Decidir lo correcto no es tan sencillo. Siempre me puedo equivocar y no hacer lo correcto. O no elegir lo que Dios quiere. O seguir otro camino dejándome llevar por mi debilidad.
Todas las decisiones que tomo tienen consecuencias. Una profesora les decía a unas alumnas huérfanas:
«Vosotras estáis aquí porque vuestros padres tomaron decisiones equivocadas y ahora cargáis con sus consecuencias. Estamos aquí para que a partir de ahora toméis decisiones acertadas».
Si tomo decisiones equivocadas habrá consecuencias. El sí que doy o el no que pronuncio. Se abre o se cierra un posible camino.

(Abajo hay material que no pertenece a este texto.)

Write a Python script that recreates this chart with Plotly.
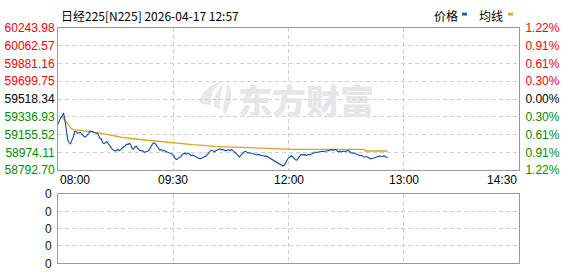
import plotly.graph_objects as go

# ---------------- data ----------------
price = [59264, 59303, 59330, 59344, 59376, 59300, 59218, 59100, 59075, 59062,
         59102, 59131, 59189, 59186, 59170, 59175, 59180, 59165, 59151, 59131,
         59137, 59151, 59170, 59192, 59189, 59185, 59175, 59170, 59170, 59151,
         59119, 59112, 59073, 59064, 59078, 59086, 59064, 59041, 59015, 59003,
         58996, 58989, 58996, 59006, 58991, 59006, 59025, 59032, 59038, 59059,
         59054, 59068, 59054, 59015, 59006, 59030, 59037, 59017, 59001, 58993,
         58989, 58989, 58976, 58978, 58986, 58994, 59015, 59044, 59068, 59070,
         59059, 59035, 59010, 58999, 59004, 58991, 58994, 58986, 58976, 58974,
         58967, 58964, 58952, 58938, 58909, 58902, 58914, 58923, 58933, 58957,
         58964, 58967, 58957, 58965, 58962, 58945, 58946, 58945, 58936, 58926,
         58918, 58912, 58911, 58916, 58925, 58930, 58938, 58952, 58976, 58991,
         58999, 58990, 58981, 58991, 59001, 59007, 59011, 59001, 59004, 58996,
         58991, 58998, 59004, 58991, 59004, 58996, 58981, 58971, 58957, 58942,
         58928, 58947, 58967, 58976, 58988, 58980, 58969, 58971, 58967, 58965,
         58965, 58957, 58949, 58955, 58952, 58945, 58941, 58941, 58935, 58939,
         58930, 58918, 58914, 58909, 58899, 58885, 58878, 58865, 58856, 58851,
         58844, 58836, 58846, 58875, 58904, 58920, 58928, 58940, 58928, 58914,
         58899, 58896, 58916, 58938, 58955, 58950, 58950, 58952, 58942, 58955,
         58949, 58952, 58961, 58969, 58979, 58974, 58978, 58981, 58985, 58987,
         58984, 58989, 58994, 58991, 58993, 59002, 59001, 58996, 59004, 59002,
         58988, 58981, 58987, 58980, 58988, 58982, 58984, 58994, 58994, 58979,
         58967, 58971, 58961, 58959, 58959, 58946, 58941, 58946, 58937, 58928,
         58930, 58933, 58922, 58917, 58909, 58913, 58920, 58928, 58931, 58934,
         58938, 58933, 58933, 58937, 58938, 58926, 58925]
minutes = list(range(len(price)))

avg_minutes = [3, 6, 9, 11, 15, 22, 28, 34, 46, 57, 69, 83, 87, 96, 104, 111,
               120, 128, 140, 152, 166, 168, 219, 220, 236]
avg_price = [59340, 59279, 59225, 59206, 59199, 59189, 59177, 59160, 59128,
             59109, 59090, 59070, 59064, 59054, 59047, 59037, 59032, 59028,
             59022, 59015, 59012, 59006, 59006, 58989, 58989]

price_ticks = [60243.98, 60062.57, 59881.16, 59699.75, 59518.34,
               59336.93, 59155.52, 58974.11, 58792.70]
base_price = 59518.34
total_minutes = 330
time_tick_pos = [0, 82.5, 165, 247.5, 330]
time_labels = ["08:00", "09:30", "12:00", "13:00", "14:30"]
vol_ticks = [0, 1, 2, 3, 4]
vol_labels = ["0", "0", "0", "0", "0"]

title_text = "日经225[N225] 2026-04-17 12:57"
legend_names = ["价格", "均线"]

# ---------------- style ----------------
W, H = 578, 276
RED, GREEN, BLACK = "#ff0000", "#008a00", "#000000"
BLUE_LINE, ORANGE_LINE = "#0b4ea2", "#e0a21c"
GRID = "#cfcfcf"
BORDER = "#999999"
FONT = "Liberation Sans, Arial, Noto Sans CJK SC, sans-serif"
CJK = "Noto Sans CJK SC, sans-serif"


def px_x(px):
    return px / W


def px_y(py):
    return 1 - py / H


def col(p):
    if p > base_price + 0.001:
        return RED
    if p < base_price - 0.001:
        return GREEN
    return BLACK


price_text = [f'<span style="color:{col(p)}">{p:.2f}</span>' for p in price_ticks]
pct_vals = [(p - base_price) / base_price * 100 for p in price_ticks]
pct_text = [f'<span style="color:{col(p)}">{abs(v):.2f}%</span>'
            for p, v in zip(price_ticks, pct_vals)]
pmin, pmax = min(price_ticks), max(price_ticks)
pct_min = (pmin - base_price) / base_price * 100
pct_max = (pmax - base_price) / base_price * 100
pct_series = [(p - base_price) / base_price * 100 for p in price]

xdom = [px_x(58), px_x(519)]
top_dom = [px_y(172), px_y(22)]
bot_dom = [px_y(270), px_y(197)]

fig = go.Figure()
# invisible helper traces so the percent axis and the lower panel are drawn
fig.add_trace(go.Scatter(x=minutes, y=pct_series, mode="lines",
                         line=dict(color="rgba(0,0,0,0)", width=0),
                         xaxis="x", yaxis="y2", hoverinfo="skip"))
fig.add_trace(go.Scatter(x=[0], y=[0], mode="markers",
                         marker=dict(color="rgba(0,0,0,0)", size=1),
                         xaxis="x2", yaxis="y3", hoverinfo="skip"))
fig.add_trace(go.Scatter(x=avg_minutes, y=avg_price, mode="lines",
                         line=dict(color=ORANGE_LINE, width=1.3),
                         xaxis="x", yaxis="y", hoverinfo="skip"))
fig.add_trace(go.Scatter(x=minutes, y=price, mode="lines",
                         line=dict(color=BLUE_LINE, width=1.1),
                         xaxis="x", yaxis="y", hoverinfo="skip"))

common_grid = dict(showgrid=True, gridcolor=GRID, griddash="4px,3px", gridwidth=1,
                   showline=True, mirror=True, linecolor=BORDER, linewidth=1,
                   zeroline=False, fixedrange=True)

fig.update_layout(
    width=W, height=H, autosize=False,
    margin=dict(l=0, r=0, t=0, b=0),
    paper_bgcolor="white", plot_bgcolor="white",
    showlegend=False,
    font=dict(family=FONT, size=12, color="#000"),
    xaxis=dict(domain=xdom, range=[0, total_minutes], tickvals=time_tick_pos,
               showticklabels=False, ticks="", anchor="y", **common_grid),
    yaxis=dict(domain=top_dom, range=[pmin, pmax], tickvals=price_ticks,
               ticktext=price_text, ticks="", anchor="x",
               tickfont=dict(family=FONT, size=12), **common_grid),
    yaxis2=dict(overlaying="y", side="right", anchor="x",
                range=[pct_min, pct_max], tickvals=pct_vals, ticktext=pct_text,
                ticks="outside", ticklen=3, tickcolor="rgba(0,0,0,0)",
                showgrid=False, zeroline=False, showline=False, fixedrange=True,
                tickfont=dict(family=FONT, size=12)),
    xaxis2=dict(domain=xdom, range=[0, total_minutes], tickvals=time_tick_pos,
                showticklabels=False, ticks="", anchor="y3", **common_grid),
    yaxis3=dict(domain=bot_dom, range=[vol_ticks[0], vol_ticks[-1]],
                tickvals=vol_ticks, ticktext=vol_labels, ticks="outside",
                ticklen=3, tickcolor="rgba(0,0,0,0)", anchor="x2",
                tickfont=dict(family=FONT, size=12, color="#111"), **common_grid),
)

annotations = []
# time labels
anchors = ["left", "center", "center", "center", "right"]
for pos, lab, anc in zip(time_tick_pos, time_labels, anchors):
    annotations.append(dict(x=pos, y=px_y(182), xref="x", yref="paper",
                            text=lab, showarrow=False, xanchor=anc,
                            yanchor="middle", font=dict(family=FONT, size=12)))
# title
annotations.append(dict(x=px_x(59), y=px_y(8.5), xref="paper", yref="paper",
                        text=title_text, showarrow=False, xanchor="left",
                        yanchor="middle", font=dict(family=CJK, size=12)))
# legend texts
annotations.append(dict(x=px_x(432), y=px_y(9), xref="paper", yref="paper",
                        text=legend_names[0], showarrow=False, xanchor="left",
                        yanchor="middle", font=dict(family=CJK, size=12)))
annotations.append(dict(x=px_x(477), y=px_y(9), xref="paper", yref="paper",
                        text=legend_names[1], showarrow=False, xanchor="left",
                        yanchor="middle", font=dict(family=CJK, size=12)))
# watermark
annotations.append(dict(x=px_x(306), y=px_y(97), xref="paper", yref="paper",
                        text="东方财富", showarrow=False, xanchor="center",
                        yanchor="middle",
                        font=dict(family=CJK, size=34, color="#e6e6ea", weight=900)))
fig.update_layout(annotations=annotations)


def path_from(points):
    segs = []
    for cmd, *pts in points:
        coords = " ".join(f"{px_x(a):.5f},{px_y(b):.5f}" for a, b in pts)
        segs.append(f"{cmd} {coords}")
    return " ".join(segs) + " Z"


logo_paths = [
    [("M", (199, 100)), ("Q", (203, 84), (221, 79)), ("Q", (209, 90), (211, 103)),
     ("Q", (205, 104), (199, 100))],
    [("M", (214, 105)), ("Q", (213, 90), (224, 80)), ("Q", (219, 95), (220, 108))],
    [("M", (227, 79)), ("Q", (237, 93), (224, 115)), ("Q", (222, 105), (225, 96)),
     ("Q", (227, 88), (227, 79))],
]
shapes = []
for pts in logo_paths:
    shapes.append(dict(type="path", xref="paper", yref="paper", path=path_from(pts),
                       fillcolor="#e8e8ec", line=dict(width=0), layer="below"))
# legend swatches
shapes.append(dict(type="rect", xref="paper", yref="paper",
                   x0=px_x(462), x1=px_x(467), y0=px_y(9), y1=px_y(6),
                   fillcolor="#1a5aa8", line=dict(width=0)))
shapes.append(dict(type="rect", xref="paper", yref="paper",
                   x0=px_x(508), x1=px_x(513), y0=px_y(9), y1=px_y(6),
                   fillcolor="#e6a817", line=dict(width=0)))
fig.update_layout(shapes=shapes)

fig.write_html("out.html", config={"displayModeBar": False})
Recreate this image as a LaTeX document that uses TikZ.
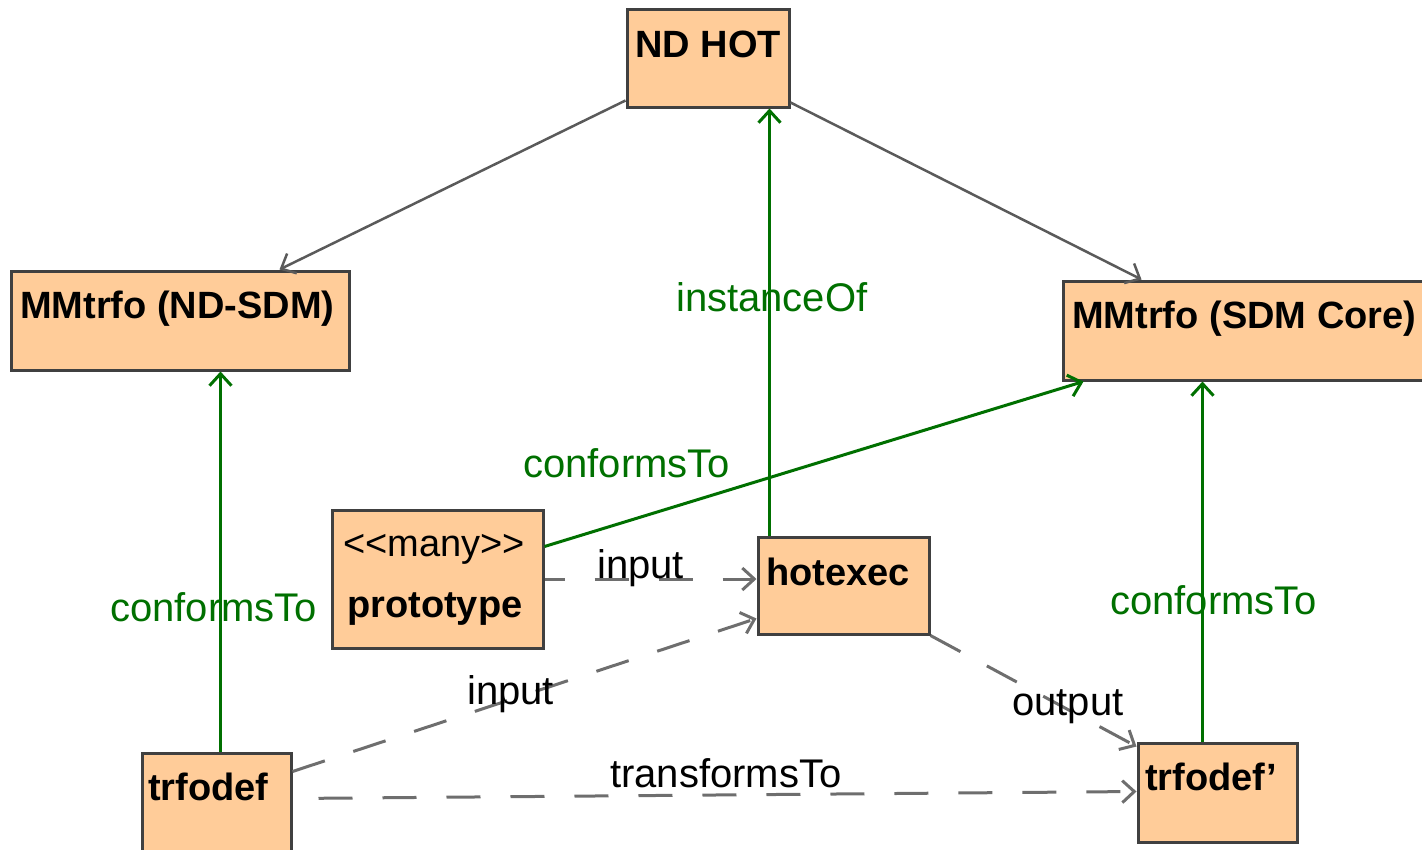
\documentclass[tikz,border=0pt]{standalone}
\usepackage{fontspec}
\setmainfont{Liberation Sans}
\usetikzlibrary{arrows.meta,calc}
\definecolor{boxfill}{HTML}{FFCC99}
\definecolor{boxline}{HTML}{404040}
\definecolor{relgreen}{HTML}{007000}
\definecolor{relgray}{HTML}{5A5A5A}
\definecolor{depgray}{HTML}{6E6E6E}
\begin{document}
\begin{tikzpicture}[x=1pt,y=-1pt,
  classbox/.style={draw=boxline, fill=boxfill, line width=3pt, inner sep=0pt},
  title/.style={anchor=base west, inner sep=0pt, font=\fontsize{38}{40}\selectfont\bfseries},
  stereo/.style={anchor=base west, inner sep=0pt, font=\fontsize{38}{40}\selectfont},
  lbl/.style={anchor=base west, inner sep=0pt, font=\fontsize{40}{42}\selectfont},
  greenlbl/.style={lbl, text=relgreen},
  vtip/.style={-{Straight Barb[length=12pt,width=22pt]}},
  assoc/.style={draw=relgray, line width=2.5pt, vtip},
  conforms/.style={draw=relgreen, line width=3pt, vtip},
  dep/.style={draw=depgray, line width=3pt, dash pattern=on 34pt off 30pt, vtip}]

\path[use as bounding box] (0,0) rectangle (1422,849);
\clip (0,0) rectangle (1422,849);

% class boxes
\node[classbox, minimum width=162pt, minimum height=98pt]  (ndhot)    at (708,58) {};
\node[classbox, minimum width=338pt, minimum height=99pt]  (ndsdm)    at (180,320.5) {};
\node[classbox, minimum width=369pt, minimum height=99pt]  (sdmcore)  at (1247.5,330.5) {};
\node[classbox, minimum width=211pt, minimum height=138pt] (proto)    at (437.5,579) {};
\node[classbox, minimum width=171pt, minimum height=97pt]  (hotexec)  at (843.5,585.5) {};
\node[classbox, minimum width=149pt, minimum height=107pt] (trfodef)  at (216.5,806.5) {};
\node[classbox, minimum width=159pt, minimum height=99pt]  (trfodefp) at (1217.5,792.5) {};

% class names
\node[title]  (tndhot)    at (635,57)   {ND HOT};
\node[title]  (tndsdm)    at (20,318)   {MMtrfo (ND-SDM)};
\node[title]  (tsdmcore)  at (1072,328) {MMtrfo (SDM Core)};
\node[stereo] (tmany)     at (343,556)  {<{}<many>{}>};
\node[title]  (tproto)    at (347,617)  {prototype};
\node[title]  (thotexec)  at (766,585)  {hotexec};
\node[title]  (ttrfodef)  at (148,800)  {trfodef};
\node[title]  (ttrfodefp) at (1145,790) {trfodef'};

% hierarchy from ND HOT
\draw[assoc] ([yshift=8pt]ndhot.south west) -- ([xshift=270pt]ndsdm.north west);
\draw[assoc] ([yshift=6pt]ndhot.south east) -- ([xshift=80pt]sdmcore.north west);

% instanceOf / conformsTo
\draw[conforms] ([xshift=13pt]hotexec.north west) -- ([xshift=13pt]hotexec.north west |- ndhot.south);
\draw[conforms] ([xshift=80pt]trfodef.north west) -- ([xshift=80pt]trfodef.north west |- ndsdm.south);
\draw[conforms] ([xshift=66pt]trfodefp.north west) -- ([xshift=66pt]trfodefp.north west |- sdmcore.south);
\draw[conforms] ([yshift=-38pt]proto.north east) -- ([xshift=22pt]sdmcore.south west);

% dependencies
\draw[dep, dash phase=14pt] (proto.east) -- (proto.east -| hotexec.west);
\draw[dep] ([yshift=-20pt]trfodef.north east) -- ([yshift=17pt]hotexec.south west);
\draw[dep] (hotexec.south east) -- ([yshift=-5pt]trfodefp.north west);
\draw[dep, dash phase=38pt] ([yshift=-47pt]trfodef.north east) -- ([yshift=-50pt]trfodefp.north west);

% relation labels
\node[greenlbl] (linst)   at (676,311)  {instanceOf};
\node[greenlbl] (lconfm)  at (523,477)  {conformsTo};
\node[greenlbl] (lconfl)  at (110,621)  {conformsTo};
\node[greenlbl] (lconfr)  at (1110,614) {conformsTo};
\node[lbl]      (linput1) at (597,578)  {input};
\node[lbl]      (linput2) at (467,704)  {input};
\node[lbl]      (loutput) at (1012,715) {output};
\node[lbl]      (ltrans)  at (610,787)  {transformsTo};
\end{tikzpicture}
\end{document}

Puedo tomar una elección obligado por las circunstancias. Puedo huir por mi miedo a fracasar. La soledad y el vacío en el alma me hacen elegir escapes que no me llenan por dentro y la tristeza es más honda entonces o más permanente.
El riesgo de decidir
Decir que sí a lo que otros me piden puede ser decirle que no a lo que Dios sugiere. ¡Qué difícil acertar en todas mis decisiones!
Un camino equivocado. Una puerta que no golpeo al verla cerrada. Un pasaje estrecho que me lleva a parajes anchos y luminosos. El miedo a la estrechez, el miedo a la oscuridad en la que no soy capaz de ver la verdad de mi vida.